▶ **Data excerpt**:
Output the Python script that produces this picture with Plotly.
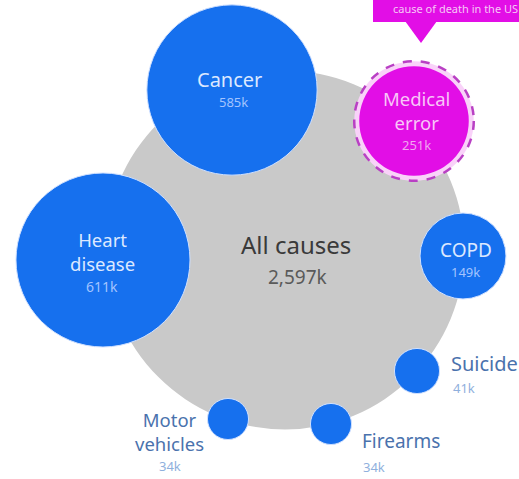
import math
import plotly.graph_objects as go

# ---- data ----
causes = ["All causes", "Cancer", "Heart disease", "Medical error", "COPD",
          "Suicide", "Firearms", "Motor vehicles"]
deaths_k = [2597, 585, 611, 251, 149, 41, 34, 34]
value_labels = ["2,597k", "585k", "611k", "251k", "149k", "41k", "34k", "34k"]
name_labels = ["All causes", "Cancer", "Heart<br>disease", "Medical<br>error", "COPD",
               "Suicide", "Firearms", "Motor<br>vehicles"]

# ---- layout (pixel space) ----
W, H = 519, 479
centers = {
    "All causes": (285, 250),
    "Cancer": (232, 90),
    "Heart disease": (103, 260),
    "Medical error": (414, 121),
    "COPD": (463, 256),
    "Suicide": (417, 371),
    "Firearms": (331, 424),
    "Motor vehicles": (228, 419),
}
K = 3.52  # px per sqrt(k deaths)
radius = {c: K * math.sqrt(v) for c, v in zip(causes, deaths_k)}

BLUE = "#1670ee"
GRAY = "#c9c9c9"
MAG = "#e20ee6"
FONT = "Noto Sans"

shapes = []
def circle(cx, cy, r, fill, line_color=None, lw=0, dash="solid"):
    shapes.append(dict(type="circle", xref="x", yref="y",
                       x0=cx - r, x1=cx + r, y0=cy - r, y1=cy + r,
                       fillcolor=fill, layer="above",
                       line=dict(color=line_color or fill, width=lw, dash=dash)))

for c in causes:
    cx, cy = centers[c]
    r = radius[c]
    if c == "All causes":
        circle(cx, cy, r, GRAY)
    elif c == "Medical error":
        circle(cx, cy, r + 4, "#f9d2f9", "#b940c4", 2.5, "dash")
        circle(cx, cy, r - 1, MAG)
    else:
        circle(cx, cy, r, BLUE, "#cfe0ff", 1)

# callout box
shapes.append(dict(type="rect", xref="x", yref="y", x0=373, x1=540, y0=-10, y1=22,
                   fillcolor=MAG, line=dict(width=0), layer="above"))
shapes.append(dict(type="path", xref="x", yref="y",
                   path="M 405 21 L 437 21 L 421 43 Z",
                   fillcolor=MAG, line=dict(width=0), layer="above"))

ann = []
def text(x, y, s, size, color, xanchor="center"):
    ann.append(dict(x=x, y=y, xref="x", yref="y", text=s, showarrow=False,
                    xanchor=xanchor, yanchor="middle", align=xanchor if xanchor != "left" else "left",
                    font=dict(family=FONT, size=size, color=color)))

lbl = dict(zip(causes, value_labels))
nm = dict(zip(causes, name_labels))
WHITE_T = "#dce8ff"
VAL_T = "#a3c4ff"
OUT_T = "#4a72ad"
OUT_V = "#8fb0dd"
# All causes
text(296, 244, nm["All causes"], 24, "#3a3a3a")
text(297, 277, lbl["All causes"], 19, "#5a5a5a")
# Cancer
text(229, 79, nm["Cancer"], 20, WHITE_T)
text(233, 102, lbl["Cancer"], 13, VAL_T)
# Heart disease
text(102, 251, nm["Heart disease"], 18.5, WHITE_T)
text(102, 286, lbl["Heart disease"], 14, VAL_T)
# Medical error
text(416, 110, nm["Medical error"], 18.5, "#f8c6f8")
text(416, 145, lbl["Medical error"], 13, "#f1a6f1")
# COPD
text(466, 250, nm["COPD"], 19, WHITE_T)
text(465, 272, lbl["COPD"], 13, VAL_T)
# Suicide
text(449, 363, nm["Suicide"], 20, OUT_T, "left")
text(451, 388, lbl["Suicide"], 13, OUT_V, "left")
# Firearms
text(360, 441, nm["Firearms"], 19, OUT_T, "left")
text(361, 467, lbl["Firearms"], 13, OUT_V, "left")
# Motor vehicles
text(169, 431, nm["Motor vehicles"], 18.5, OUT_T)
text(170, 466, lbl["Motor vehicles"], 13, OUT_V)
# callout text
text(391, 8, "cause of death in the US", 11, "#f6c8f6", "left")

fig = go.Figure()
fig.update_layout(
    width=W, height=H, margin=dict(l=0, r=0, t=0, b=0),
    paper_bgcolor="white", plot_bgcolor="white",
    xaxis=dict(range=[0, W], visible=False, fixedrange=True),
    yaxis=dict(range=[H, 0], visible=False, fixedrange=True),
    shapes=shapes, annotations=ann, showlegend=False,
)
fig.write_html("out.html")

▶ **Problem to solve**:
Repeat the listing above from its first line through the line that contains "line=dict(color=line_color or fill, width=lw, dash=dash)))", both included, and nothing more. Drop the pictures.

▶ **Result for this task**:
Output the Python script that produces this picture with Plotly.
import math
import plotly.graph_objects as go

# ---- data ----
causes = ["All causes", "Cancer", "Heart disease", "Medical error", "COPD",
          "Suicide", "Firearms", "Motor vehicles"]
deaths_k = [2597, 585, 611, 251, 149, 41, 34, 34]
value_labels = ["2,597k", "585k", "611k", "251k", "149k", "41k", "34k", "34k"]
name_labels = ["All causes", "Cancer", "Heart<br>disease", "Medical<br>error", "COPD",
               "Suicide", "Firearms", "Motor<br>vehicles"]

# ---- layout (pixel space) ----
W, H = 519, 479
centers = {
    "All causes": (285, 250),
    "Cancer": (232, 90),
    "Heart disease": (103, 260),
    "Medical error": (414, 121),
    "COPD": (463, 256),
    "Suicide": (417, 371),
    "Firearms": (331, 424),
    "Motor vehicles": (228, 419),
}
K = 3.52  # px per sqrt(k deaths)
radius = {c: K * math.sqrt(v) for c, v in zip(causes, deaths_k)}

BLUE = "#1670ee"
GRAY = "#c9c9c9"
MAG = "#e20ee6"
FONT = "Noto Sans"

shapes = []
def circle(cx, cy, r, fill, line_color=None, lw=0, dash="solid"):
    shapes.append(dict(type="circle", xref="x", yref="y",
                       x0=cx - r, x1=cx + r, y0=cy - r, y1=cy + r,
                       fillcolor=fill, layer="above",
                       line=dict(color=line_color or fill, width=lw, dash=dash)))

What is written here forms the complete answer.